Although it wasn’t always called Einstein, the URL still contains hints of its original name: CQuotient.
3. SCAPI / OCAPI
We live in a modern digital world, and without (REST) APIs, connecting systems and creating a Composable Architecture would be challenging. Like the Salesforce platform, SFCC provides two Headless APIs to allow third-party systems to interact with it:
The list of different types of APIs is less extensive than it is for the core platform, but not much more is needed for the use cases in a B2C environment. However, having GraphQL as an option, just like the core platform, would be an excellent addition to the list – one can only dream, right?
4. Account Manager
A quick look at the diagram shows quite a few systems connected, each being a separate system in the whole picture. The Account Manager is here to tie these all together by giving us a single account, which can be compared with the Trailblazer Identity.
Connecting the Account Manager with Salesforce Identity gives you a single account across the clouds.
5. Composable Storefront
The latest edition to the Salesforce B2C Commerce Cloud family is the Composable Storefront, a Headless Storefront solution paired with the infrastructure to host it. Historically, it was called the “PWA Kit and Managed Runtime”, but was quickly rebranded to the Composable Storefront at the end of 2022.
This product is also an acquisition made in 2020 to answer the increasing demand for composability and the separation of the customer experience from the business processes. The naming, however, does require some explanation.
Headless commerce focuses on creating a custom user interface and user experience, while using a robust and scalable back-end platform to manage the online store. This allows businesses to create a seamless and personalized shopping experience across different devices and channels.
Composable commerce, on the other hand, takes a modular approach to building an online store. Instead of using a single, monolithic platform for the entire store, composable commerce uses individual, standalone components that can be mixed and matched to create a custom online store. The “Composable Storefront” gives businesses a headless storefront that allows them to swap out and combine ‘modules’ of multiple vendors for their specific needs.
6. Log Center
Sifting through logs of different systems and environments can be a lot of work. The Log Center is here to make life easier by providing a centralized location for users to filter and search log data and set up alerts for specific log events. Overall, the Log Center is an essential tool for ensuring the smooth operation of an eCommerce store.
7. Reports & Dashboards
When running multiple Commerce Channels, a lot of data can be collected on both the client and server sides about behavior and sales.

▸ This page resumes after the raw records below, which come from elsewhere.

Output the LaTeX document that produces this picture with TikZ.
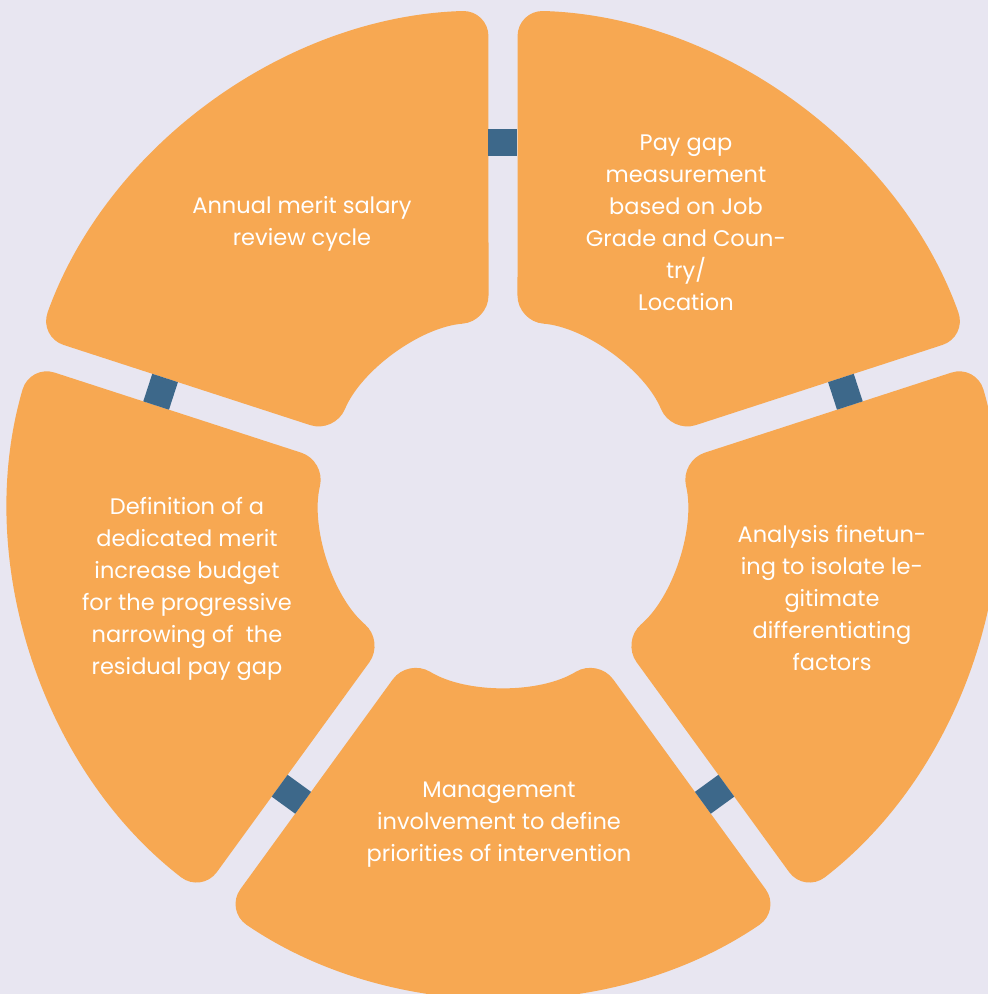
\documentclass[tikz,border=0pt]{standalone}
\usepackage{fontspec}
\setmainfont{Poppins}
\usepackage{tikz}
\definecolor{segorange}{RGB}{247,168,82}
\definecolor{linkblue}{RGB}{61,104,138}
\definecolor{bglilac}{RGB}{232,230,241}

\begin{document}
\begin{tikzpicture}[x=1pt, y=1pt,
  seg/.style = {fill=segorange, rounded corners=26pt},
  link/.style = {fill=linkblue, minimum width=27pt, minimum height=29pt, inner sep=0pt},
  every node/.style = {text=white, align=center,
    font=\fontsize{22.5}{32}\selectfont}]
  \fill[bglilac] (-503,-491) rectangle (485,503);
  \useasboundingbox (-503,-491) rectangle (485,503);
  % the five ring segments
  \foreach \ga in {18,90,162,234,306} {
    \pgfmathsetmacro{\gb}{\ga+72}
    \fill[seg] ([shift={(\ga+90:14.5pt)}]\ga:337pt) -- (\ga+1.69:493pt)
      arc[start angle=\ga+1.69, end angle=\gb-1.69, radius=493pt]
      -- (\gb-4.57:182pt)
      arc[start angle=\gb-4.57, end angle=\ga+4.57, radius=182pt] -- cycle;
  }
  % links in the gaps
  \node[link, rotate=90]  (l1) at (90:360pt) {};
  \node[link, rotate=162] (l2) at (162:360pt) {};
  \node[link, rotate=234] (l3) at (234:360pt) {};
  \node[link, rotate=306] (l4) at (306:360pt) {};
  \node[link, rotate=18]  (l5) at (18:360pt) {};
  % texts
  \node (annual) at (-201,279) {Annual merit salary\\review cycle};
  \node (paygap) at (183,280) {Pay gap\\measurement\\based on Job\\Grade and Coun-\\try/\\Location};
  \node (analysis) at (329,-95) {Analysis finetun-\\ing to isolate le-\\gitimate\\differentiating\\factors};
  \node (management) at (-4,-322) {Management\\involvement to define\\priorities of intervention};
  \node (budget) at (-316,-86) {Definition of a\\dedicated merit\\increase budget\\for the progressive\\narrowing of \ the\\residual pay gap};
\end{tikzpicture}
\end{document}
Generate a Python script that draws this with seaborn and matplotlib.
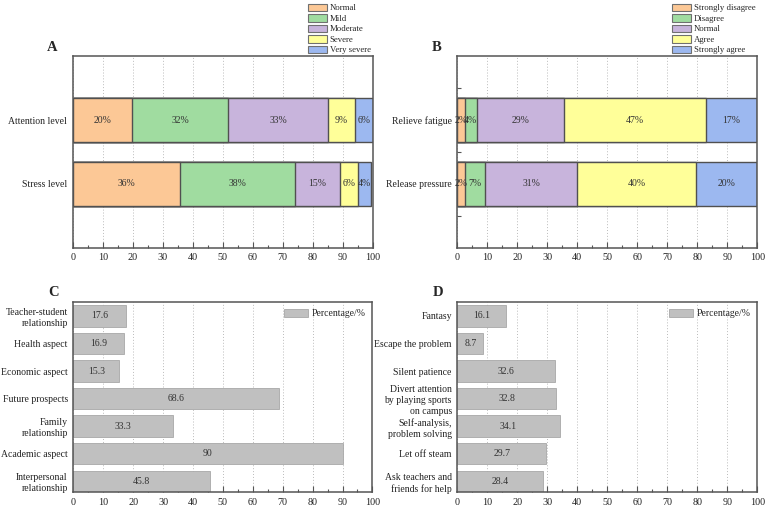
import matplotlib
matplotlib.use("Agg")
import matplotlib.pyplot as plt
from matplotlib.patches import Patch
from matplotlib.ticker import MultipleLocator, FixedLocator
import numpy as np
import seaborn as sns

# ---- data ----
a_groups = ["Attention level", "Stress level"]
a_levels = ["Normal", "Mild", "Moderate", "Severe", "Very severe"]
a_attention = [19.7, 32.2, 33.1, 9.1, 5.9]
a_stress = [35.9, 38.1, 15.2, 6.0, 4.4]

b_groups = ["Relieve fatigue", "Release pressure"]
b_levels = ["Strongly disagree", "Disagree", "Normal", "Agree", "Strongly agree"]
b_fatigue = [2.4, 4.1, 29.2, 47.1, 17.2]
b_pressure = [2.4, 6.9, 30.7, 39.6, 20.4]

c_labels = ["Teacher-student\nrelationship", "Health aspect", "Economic aspect",
            "Future prospects", "Family\nrelationship", "Academic aspect",
            "Interpersonal\nrelationship"]
c_values = [17.6, 16.9, 15.3, 68.6, 33.3, 90, 45.8]

d_labels = ["Fantasy", "Escape the problem", "Silent patience",
            "Divert attention\nby playing sports\non campus",
            "Self-analysis,\nproblem solving", "Let off steam",
            "Ask teachers and\nfriends for help"]
d_values = [16.1, 8.7, 32.6, 32.8, 34.1, 29.7, 28.4]

colors5 = ["#FCC896", "#A0DCA0", "#C8B4DC", "#FFFF99", "#9CB8F0"]
grey = "#C0C0C0"

sns.set_theme(style="ticks")
plt.rcParams["font.family"] = ["Liberation Serif", "DejaVu Serif"]
plt.rcParams["axes.edgecolor"] = "#555555"
plt.rcParams["axes.linewidth"] = 1.1
plt.rcParams["xtick.direction"] = "in"
plt.rcParams["ytick.direction"] = "in"
plt.rcParams["xtick.color"] = "#555555"
plt.rcParams["ytick.color"] = "#555555"
plt.rcParams["xtick.labelcolor"] = "#222222"
plt.rcParams["ytick.labelcolor"] = "#222222"

fs = 7.0

fig = plt.figure(figsize=(7.67, 5.11), dpi=100)
axA = fig.add_axes([0.0948, 0.515, 0.391, 0.375])
axB = fig.add_axes([0.5963, 0.515, 0.391, 0.375])
axC = fig.add_axes([0.0956, 0.0366, 0.390, 0.372])
axD = fig.add_axes([0.5963, 0.0366, 0.391, 0.372])


def style_x(ax):
    ax.set_xlim(0, 100)
    ax.xaxis.set_major_locator(MultipleLocator(10))
    ax.xaxis.set_minor_locator(MultipleLocator(5))
    ax.tick_params(axis="x", which="major", length=4, width=0.8, labelsize=7.3, pad=4)
    ax.tick_params(axis="x", which="minor", length=2, width=0.8)
    ax.tick_params(axis="y", which="major", length=3, width=0.8, labelsize=fs, pad=4)
    ax.tick_params(axis="y", which="minor", length=3, width=0.8)
    ax.grid(axis="x", which="major", linestyle=(0, (1, 2)), color="#BBBBBB", lw=0.7)
    ax.grid(axis="y", visible=False)
    ax.set_axisbelow(True)
    ax.set_xlabel("")
    ax.set_ylabel("")
    for lbl in ax.get_yticklabels():
        lbl.set_linespacing(1.3)
    for s in ax.spines.values():
        s.set_visible(True)


def stacked(ax, groups, rows, levels, letter):
    rows = np.array(rows)
    cum = np.cumsum(rows, axis=1)
    # draw widest first so shorter segments sit on top
    for j in range(len(levels) - 1, -1, -1):
        sns.barplot(x=cum[:, j], y=groups, color=colors5[j], orient="h",
                    width=0.7, edgecolor="#505050", linewidth=1.0,
                    saturation=1, ax=ax)
    for i in range(len(groups)):
        for j in range(len(levels)):
            c = cum[i, j] - rows[i, j] / 2
            ax.text(c, i, f"{rows[i, j]:.0f}%", ha="center", va="center",
                    fontsize=fs, color="#333333")
    ax.set_ylim(2, -1)
    style_x(ax)
    handles = [Patch(facecolor=colors5[j], edgecolor="#707070", lw=0.8)
               for j in range(len(levels))]
    ax.legend(handles, levels, loc="lower right", bbox_to_anchor=(1.0, 1.0),
              frameon=False, fontsize=6.3, borderaxespad=0.1, borderpad=0.1,
              labelspacing=0.2, handlelength=2.2, handleheight=0.95,
              handletextpad=0.3)
    ax.text(-0.068, 1.01, letter, transform=ax.transAxes, fontsize=10.5,
            fontweight="bold", ha="center", va="bottom")


def simple(ax, labels, values, letter):
    sns.barplot(x=values, y=labels, color=grey, orient="h", width=0.78,
                edgecolor="#A8A8A8", linewidth=0.6, saturation=1,
                label="Percentage/%", ax=ax)
    ax.bar_label(ax.containers[0], fmt="%g", label_type="center",
                 fontsize=fs, color="#333333")
    ax.set_ylim(6.4, -0.5)
    style_x(ax)
    ax.legend(loc="upper right", frameon=False, fontsize=fs, borderaxespad=0.3,
              handlelength=2.4, handleheight=0.9, handletextpad=0.4)
    ax.text(-0.065, 1.015, letter, transform=ax.transAxes, fontsize=10.5,
            fontweight="bold", ha="center", va="bottom")


stacked(axA, a_groups, [a_attention, a_stress], a_levels, "A")
stacked(axB, b_groups, [b_fatigue, b_pressure], b_levels, "B")
axB.yaxis.set_minor_locator(FixedLocator([-0.5, 0.5, 1.5]))
simple(axC, c_labels, c_values, "C")
simple(axD, d_labels, d_values, "D")

fig.savefig("out.png", dpi=100, facecolor="white")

The Reports & Dashboards collect all this information and provide standardized reports on products, sales, Einstein, and technical data.
8. Control Center
Having multiple environments in the cloud means you need some way to manage them. The Control Center allows administrators to create, manage, and delete all environments they can access – from sandboxes to production instances.
The B2C Commerce Cloud architecture has a lot of similarities with the Salesforce platform. But, in the end, it is quite different – there are many different components in charge of a particular feature.
If you are planning to dive into this platform with years of Salesforce experience, you might be surprised at how big the difference actually is. There is public documentation available, but no possibility of getting access to a sandbox to experiment with (for now).